**Brief**
Everything from the first line of the data below through the line that contains "import matplotlib.pyplot as plt" should be written out exactly, please, and nothing more; the pictures stay out.

>> BEGIN Material provided

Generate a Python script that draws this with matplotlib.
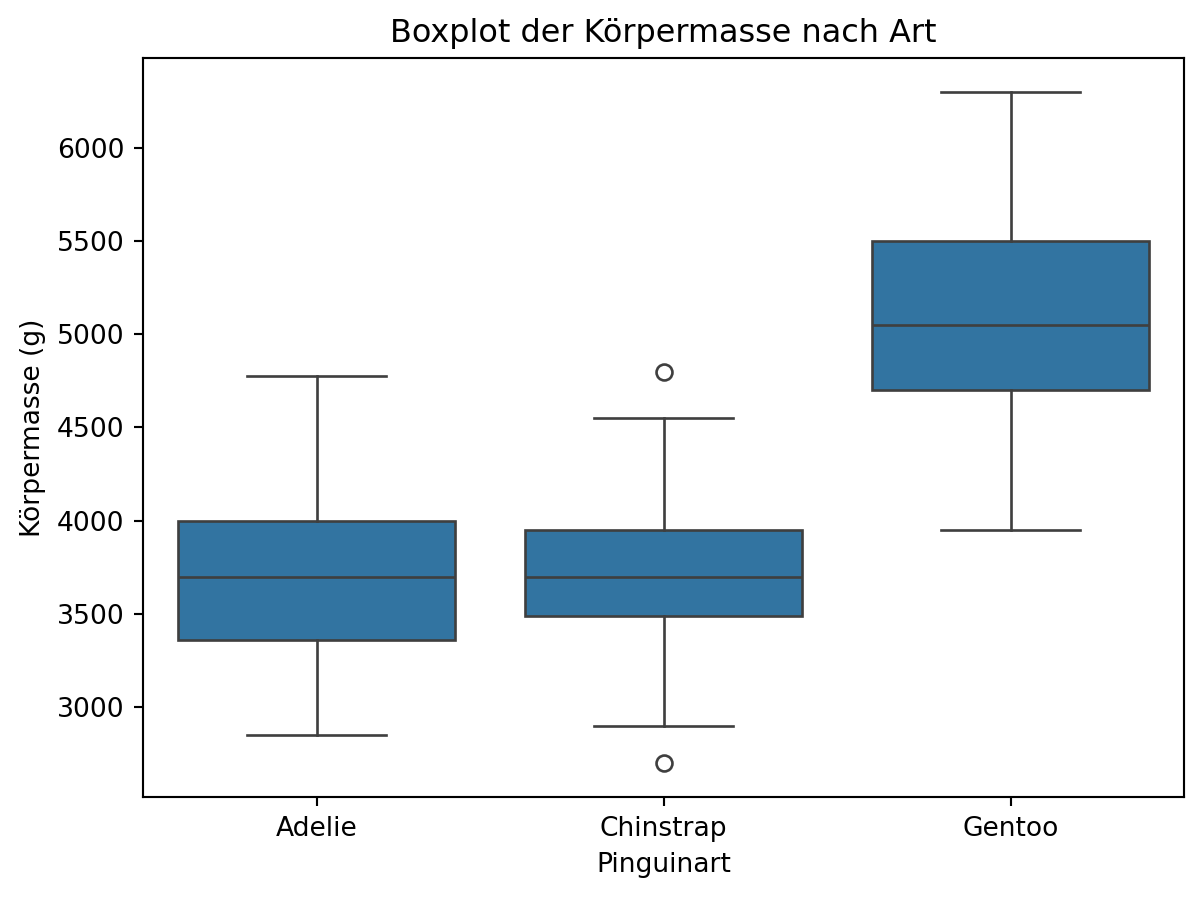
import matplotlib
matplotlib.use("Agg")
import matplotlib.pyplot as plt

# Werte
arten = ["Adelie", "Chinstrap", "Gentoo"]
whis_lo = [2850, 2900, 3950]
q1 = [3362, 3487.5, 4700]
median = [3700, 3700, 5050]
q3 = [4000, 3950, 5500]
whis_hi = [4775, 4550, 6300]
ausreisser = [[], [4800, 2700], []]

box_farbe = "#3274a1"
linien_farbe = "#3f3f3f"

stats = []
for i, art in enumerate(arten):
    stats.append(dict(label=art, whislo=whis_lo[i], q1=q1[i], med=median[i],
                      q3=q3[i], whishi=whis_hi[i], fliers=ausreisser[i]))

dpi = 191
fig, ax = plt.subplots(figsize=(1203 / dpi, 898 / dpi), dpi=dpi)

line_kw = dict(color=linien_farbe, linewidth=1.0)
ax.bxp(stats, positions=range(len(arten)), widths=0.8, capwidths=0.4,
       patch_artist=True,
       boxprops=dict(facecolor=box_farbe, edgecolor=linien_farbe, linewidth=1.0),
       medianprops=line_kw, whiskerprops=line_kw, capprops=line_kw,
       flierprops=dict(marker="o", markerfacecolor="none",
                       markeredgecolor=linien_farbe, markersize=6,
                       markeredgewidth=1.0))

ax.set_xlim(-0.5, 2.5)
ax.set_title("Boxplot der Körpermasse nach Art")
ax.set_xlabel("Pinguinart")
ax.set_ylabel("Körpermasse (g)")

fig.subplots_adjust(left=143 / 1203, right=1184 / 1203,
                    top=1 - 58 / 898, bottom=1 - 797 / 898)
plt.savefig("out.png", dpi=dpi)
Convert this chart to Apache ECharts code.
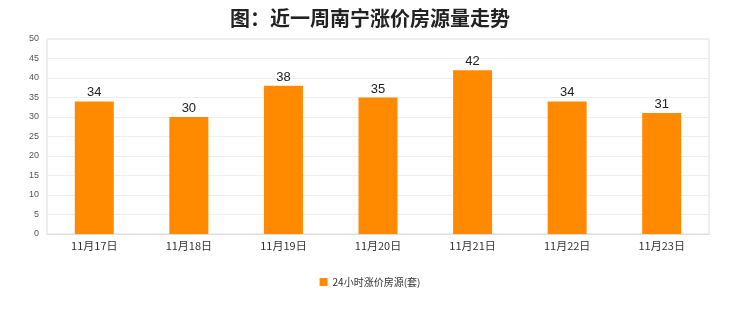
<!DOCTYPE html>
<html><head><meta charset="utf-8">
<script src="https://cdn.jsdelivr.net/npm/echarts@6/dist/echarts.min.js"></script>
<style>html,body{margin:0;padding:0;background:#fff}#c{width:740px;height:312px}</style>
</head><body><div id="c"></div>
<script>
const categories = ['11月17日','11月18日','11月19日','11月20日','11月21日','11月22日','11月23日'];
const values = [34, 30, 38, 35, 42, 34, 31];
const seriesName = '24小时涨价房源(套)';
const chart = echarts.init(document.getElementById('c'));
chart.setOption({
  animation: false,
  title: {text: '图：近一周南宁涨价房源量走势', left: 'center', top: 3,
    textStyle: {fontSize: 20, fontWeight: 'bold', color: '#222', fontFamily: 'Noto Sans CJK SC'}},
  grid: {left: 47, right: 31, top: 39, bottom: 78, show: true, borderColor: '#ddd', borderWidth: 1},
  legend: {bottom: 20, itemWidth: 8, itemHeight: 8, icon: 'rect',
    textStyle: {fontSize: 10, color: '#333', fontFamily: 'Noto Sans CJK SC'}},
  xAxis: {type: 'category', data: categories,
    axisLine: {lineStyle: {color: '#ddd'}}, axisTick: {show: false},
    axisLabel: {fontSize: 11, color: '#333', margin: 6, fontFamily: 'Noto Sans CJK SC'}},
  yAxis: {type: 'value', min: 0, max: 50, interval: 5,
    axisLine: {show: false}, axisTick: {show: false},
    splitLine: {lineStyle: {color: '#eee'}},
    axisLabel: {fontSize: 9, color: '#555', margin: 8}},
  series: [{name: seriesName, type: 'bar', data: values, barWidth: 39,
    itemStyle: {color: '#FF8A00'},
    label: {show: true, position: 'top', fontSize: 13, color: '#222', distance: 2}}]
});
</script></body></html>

>> END Material provided

**Correct answer**
Generate a Python script that draws this with matplotlib.
import matplotlib
matplotlib.use("Agg")
import matplotlib.pyplot as plt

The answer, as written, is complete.